TO DO => From the listing below, copy every line with the word "code".

RECORD LIST =>
==================================================
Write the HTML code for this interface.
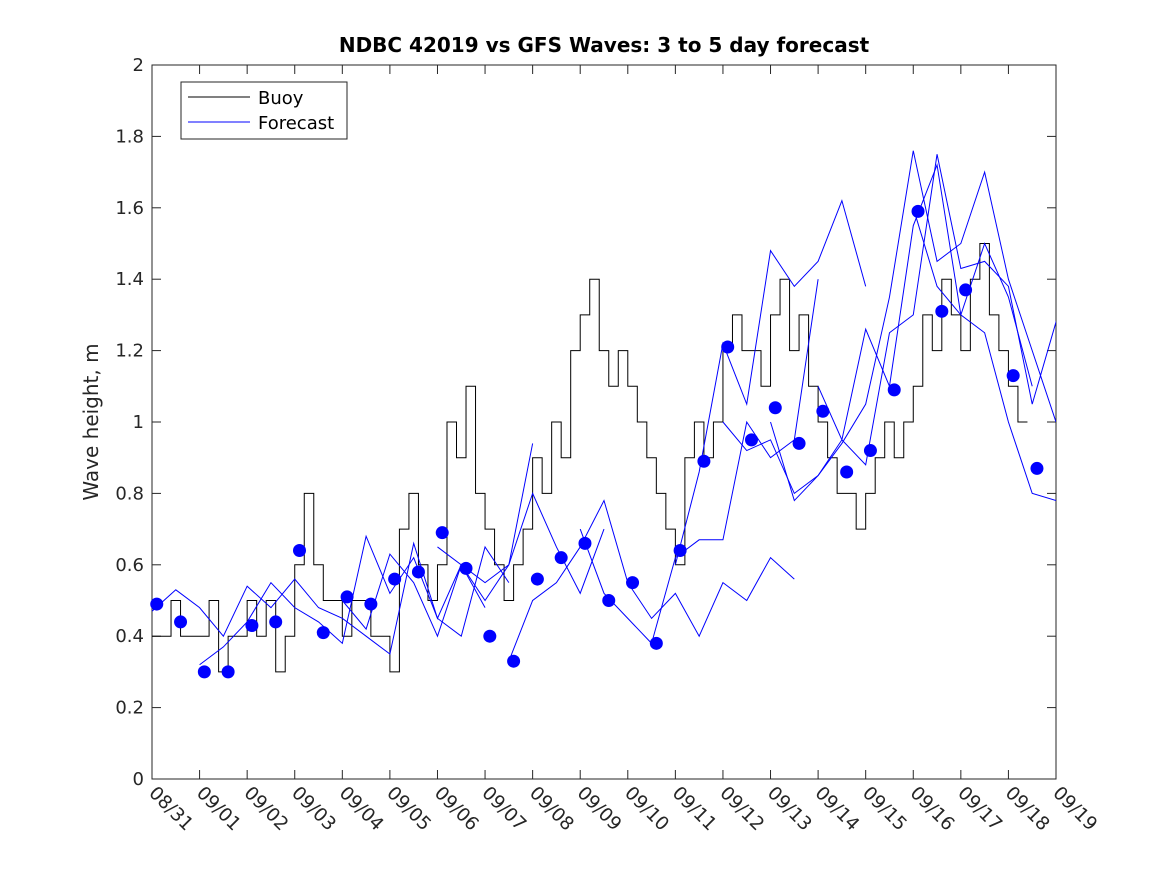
==================================================
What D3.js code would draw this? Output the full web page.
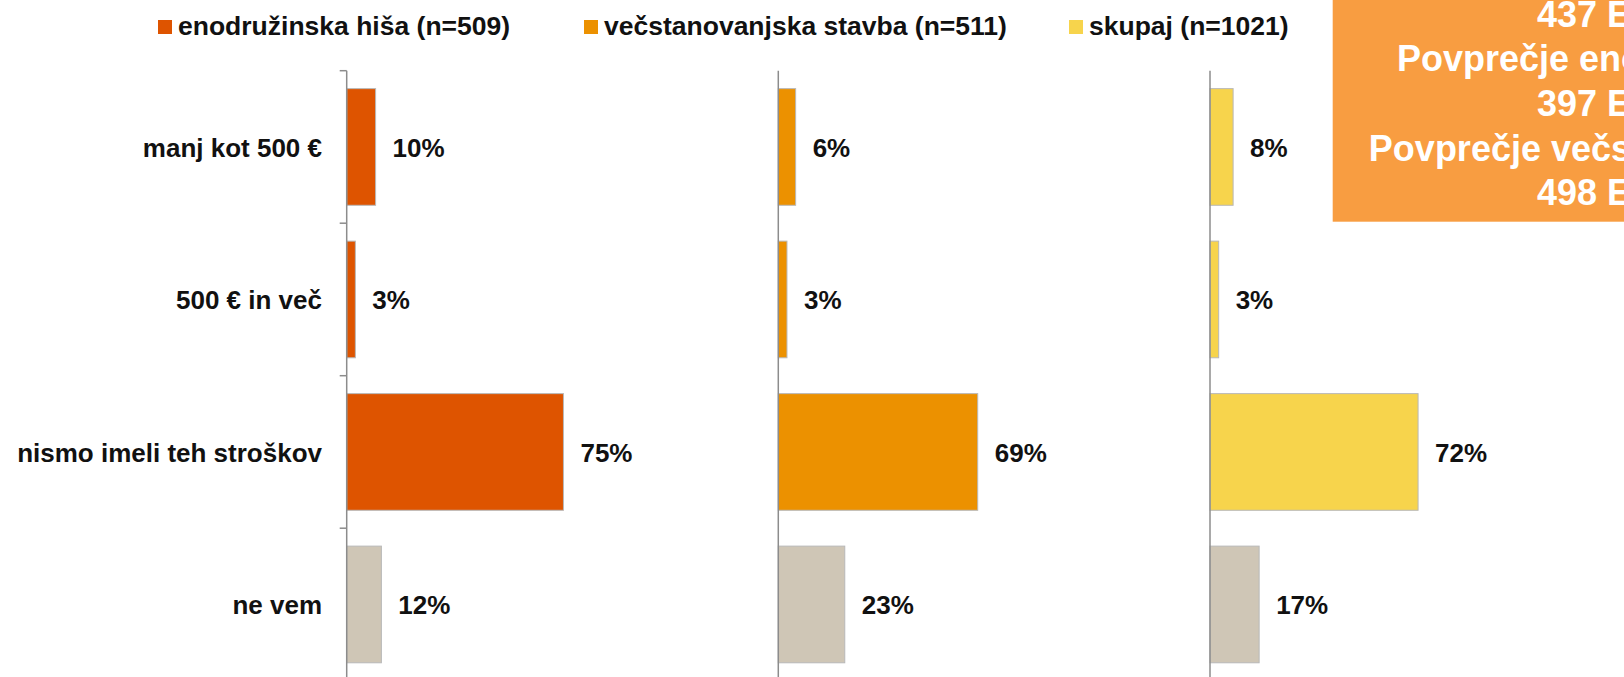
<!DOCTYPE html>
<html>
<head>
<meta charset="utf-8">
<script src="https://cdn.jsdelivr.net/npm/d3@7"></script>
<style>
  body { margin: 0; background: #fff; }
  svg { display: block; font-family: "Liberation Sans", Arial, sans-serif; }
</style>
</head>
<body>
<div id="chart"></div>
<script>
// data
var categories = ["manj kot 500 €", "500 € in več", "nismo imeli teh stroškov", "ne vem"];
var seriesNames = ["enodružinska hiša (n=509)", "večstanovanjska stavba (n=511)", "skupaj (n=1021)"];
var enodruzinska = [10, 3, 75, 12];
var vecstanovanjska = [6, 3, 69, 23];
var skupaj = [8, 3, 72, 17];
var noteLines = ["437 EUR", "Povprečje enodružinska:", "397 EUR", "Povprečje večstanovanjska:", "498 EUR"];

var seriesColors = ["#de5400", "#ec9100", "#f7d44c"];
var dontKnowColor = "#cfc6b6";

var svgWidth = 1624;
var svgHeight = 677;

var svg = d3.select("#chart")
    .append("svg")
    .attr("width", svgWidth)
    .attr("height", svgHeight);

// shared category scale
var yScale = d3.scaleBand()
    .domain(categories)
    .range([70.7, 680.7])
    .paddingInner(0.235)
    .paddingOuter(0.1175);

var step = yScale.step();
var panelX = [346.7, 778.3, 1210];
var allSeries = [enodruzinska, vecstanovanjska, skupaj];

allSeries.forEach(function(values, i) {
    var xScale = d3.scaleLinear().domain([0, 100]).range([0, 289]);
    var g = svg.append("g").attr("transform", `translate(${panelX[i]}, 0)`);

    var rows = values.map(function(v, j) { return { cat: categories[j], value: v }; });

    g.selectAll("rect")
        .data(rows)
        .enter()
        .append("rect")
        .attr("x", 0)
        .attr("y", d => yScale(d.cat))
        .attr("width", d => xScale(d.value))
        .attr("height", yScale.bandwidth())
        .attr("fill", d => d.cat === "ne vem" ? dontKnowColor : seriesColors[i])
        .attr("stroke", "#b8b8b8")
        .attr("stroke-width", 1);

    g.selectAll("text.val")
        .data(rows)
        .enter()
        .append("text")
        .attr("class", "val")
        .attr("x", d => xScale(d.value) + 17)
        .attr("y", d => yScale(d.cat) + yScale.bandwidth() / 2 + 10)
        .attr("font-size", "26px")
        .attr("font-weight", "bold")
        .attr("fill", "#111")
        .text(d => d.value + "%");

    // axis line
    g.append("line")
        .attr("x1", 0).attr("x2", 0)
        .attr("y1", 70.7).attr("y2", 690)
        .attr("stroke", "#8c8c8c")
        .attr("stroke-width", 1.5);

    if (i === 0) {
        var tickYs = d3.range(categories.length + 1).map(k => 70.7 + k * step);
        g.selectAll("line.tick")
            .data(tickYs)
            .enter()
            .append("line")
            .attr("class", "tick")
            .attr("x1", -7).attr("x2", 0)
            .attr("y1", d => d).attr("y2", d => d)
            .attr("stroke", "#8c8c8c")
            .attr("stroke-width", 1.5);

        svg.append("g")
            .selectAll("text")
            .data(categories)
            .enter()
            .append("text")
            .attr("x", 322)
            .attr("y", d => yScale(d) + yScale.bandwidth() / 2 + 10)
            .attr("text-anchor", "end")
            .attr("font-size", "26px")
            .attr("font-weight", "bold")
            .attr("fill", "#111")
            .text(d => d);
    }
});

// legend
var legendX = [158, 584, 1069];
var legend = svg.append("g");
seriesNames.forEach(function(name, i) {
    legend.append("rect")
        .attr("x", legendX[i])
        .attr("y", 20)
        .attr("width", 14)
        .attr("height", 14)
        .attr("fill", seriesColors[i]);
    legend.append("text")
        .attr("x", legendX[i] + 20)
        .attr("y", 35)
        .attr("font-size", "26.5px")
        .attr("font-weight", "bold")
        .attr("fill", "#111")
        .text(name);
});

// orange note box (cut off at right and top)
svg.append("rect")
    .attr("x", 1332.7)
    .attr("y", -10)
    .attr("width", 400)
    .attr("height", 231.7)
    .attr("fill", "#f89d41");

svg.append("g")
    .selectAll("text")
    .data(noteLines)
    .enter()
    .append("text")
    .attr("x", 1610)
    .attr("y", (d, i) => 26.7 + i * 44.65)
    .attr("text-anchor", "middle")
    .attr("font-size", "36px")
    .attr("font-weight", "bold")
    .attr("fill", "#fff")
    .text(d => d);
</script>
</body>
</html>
==================================================
SOLUTION TO THE EXERCISE =>
Write the HTML code for this interface.
What D3.js code would draw this? Output the full web page.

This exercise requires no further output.